De que falamos quando falamos de personagens televisivas? E como é que elas existem para o espectador? — esta crónica foi publicada na revista "Notícias TV", do Diário de Notícias (30 Janeiro).
1. Apesar de não ser um fenómeno sancionado pelo ruído mediático, a série criada por Jill Soloway, Transparent (TV Séries), pode muito bem vir a entrar na história do audiovisual como um marco na evolução da ficção televisiva. Estamos, de facto, perante um produto pioneiro de um novo modelo de produção e distribuição: criada para o Amazon Instant Video (serviço disponível nos EUA, Reino Unido, Áustria, Alemanha e Japão), a série começou por existir como objecto de aluguer ou venda para assinantes do site Amazon.
Dito de um modo necessariamente paradoxal: a ficção televisiva está também a acontecer por vias que já não são especificamente televisivas, uma vez que se enraízam no domínio planetário da oferta online. Por uma ironia que vale a pena sublinhar, Transparent constrói-se em torno de uma personagem de muitas ambivalências (interpretada pelo magnífico Jeffrey Tambor), também ela à procura de um novo lugar na dramaturgia familiar e social. Assim, o anti-herói da série é um pai de família que, já com os filhos em idade adulta, decide assumir o facto de ser um homem que, na sua verdade mais íntima, se sente uma mulher. Num subtil registo de comédia, assistimos à instalação da inesperada “transparência” que o título sugere, num processo em que as matrizes clássicas da família são, ao mesmo tempo, questionadas e relançadas. Não é uma ficção moralista, muito menos panfletária — apenas uma narrativa alheia à formatação telenovelesca, celebrando a infinita pluralidade do factor humano.

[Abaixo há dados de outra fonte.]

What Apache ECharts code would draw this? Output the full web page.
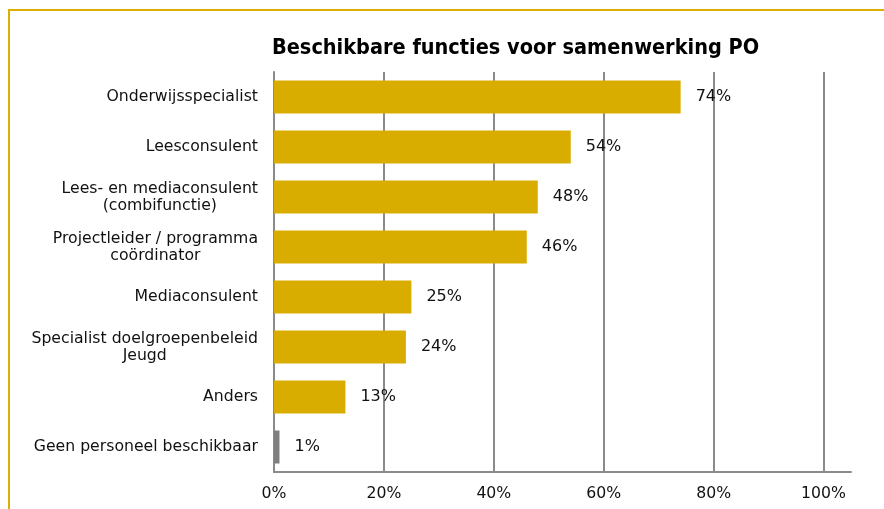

2. Num canal dedicado ao cinema (TV Cine), deparo com uma cópia imaculada do belíssimo Margarida Gauthier/Camille (1936), um dos títulos emblemáticos da carreira de Greta Garbo, sob a direcção de George Cukor. No deserto cinéfilo em que vivemos, já nem me questiono sobre o conhecimento efectivo de um mestre como Cukor. Mas não consigo evitar a angústia de imaginar que a maioria dos espectadores não associa o nome de Garbo a nada de consistente. Espero estar enganado.